Whereas Sisodiya and Carlson, 24, had to break new ground as Glamorgan’s first Welsh-born players of Asian heritage, their presence in the team means they are role models for future generations.
“I love it. I’m always trying to be around as many of these community events as I can,” Sisodiya says.
“For me growing up, it would have been nice to have that [someone to look up to], and now I’m in a position to provide that to these kids. It’s an honour, really.
“I don’t think it will really hit me until I’m done playing. For now, I’m just focusing on making myself better and trying to cement my place in the team.
“But it’s a proud moment for my family, for Kiran’s family – it’s a big thing for us.”
As Sisodiya heads off to sign autographs, he stops for a quick chat with another Grangetown resident, Glamorgan’s diversity champion and talent scout, Mojeid Ilyas.
A former Wales Minor Counties and Glamorgan second-team player, Ilyas started his new role earlier this month having previously worked as diverse communities development officer for Glamorgan and Cricket Wales.
“This is where I learned to play the game, playing with my brothers and friends. We used to play here for hours,” he says.
“In the past couple of years, Cricket Wales and Glamorgan have done amazing outreach work to get into these communities. We’re doing weekly sessions here, doing sessions with schools.
“It’s a massive focus to come to these inner-city communities and make the game accessible for everyone across Wales.”
Earlier this year, Ilyas helped Glamorgan collaborate with Wales Golf to run free late-night sessions, allowing Muslims observing Ramadan to play sport.
Whether it is playing cricket for fun or with aspirations of doing so professionally, Glamorgan hope initiatives like these – and events such as the one at Grange Pavilion – can open the sport up to new audiences.
“I think Kiran and Prem are a massive part of it. Prem has just been signing autographs for loads of kids and he’s just come straight from a second-team game,” Ilyas adds.

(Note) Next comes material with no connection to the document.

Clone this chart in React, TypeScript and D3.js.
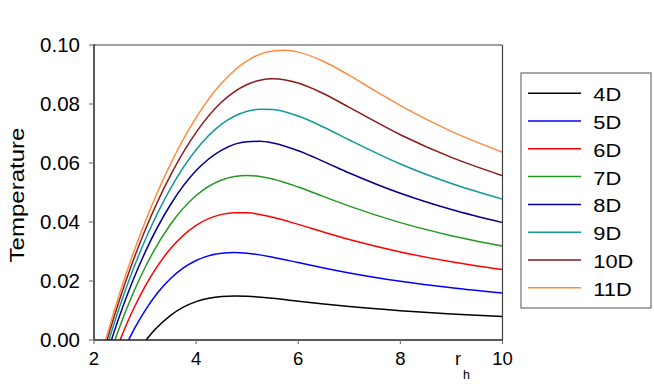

“It’s massive that he’s doing so much and giving back to his community. He grew up in Grangetown and these kids see him and think: ‘If someone like Prem, who looks like me and grew up in Grangetown, went on to play professional cricket, why can’t I?’. That’s massive.
“We took a group of young girls from Pillgwenlly [in Newport] to Sophia Gardens and they saw the commentary box and the media centre and suddenly their dream was to work as commentators or in the media.
“So we’re opening up different pathways. Cricket’s a massive opportunity to work in different areas – you can play, you can coach, you can be a volunteer, you can work with the ground staff. There are so many different avenues, and that’s what we’re opening the kids’ eyes to.”
Glamorgan will be giving thousands of free tickets to schools for this season’s home T20 Blast games, with around 2,500 handed out for Middlesex’s visit to Sophia Gardens on 21 June.
“It’s a brilliant initiative by Glamorgan. Schools play such an important role in so-called deprived areas, giving kids access to school trips and all kinds of things they might not otherwise be able to afford,” says Ilyas.
“The fact that thousands of kids are going to be able to watch Glamorgan live, some might just enjoy the game and others might be inspired to take up the game.”
If others take to cricket as Shazeem took to Labuschagne’s bowling, Glamorgan might not have to look far for their next Sisodiya or Carlson.
“Most definitely. There’s a lot of talent around, not just in Grangetown, but around all of Cardiff,” Sisodiya says.
“There’s been a big push for Glamorgan getting into more schools and getting more people involved in cricket and it’s just really good to see.
“The talent-spotting starts from when kids are young so, if you can spot that talent early, why wouldn’t there be more like me?”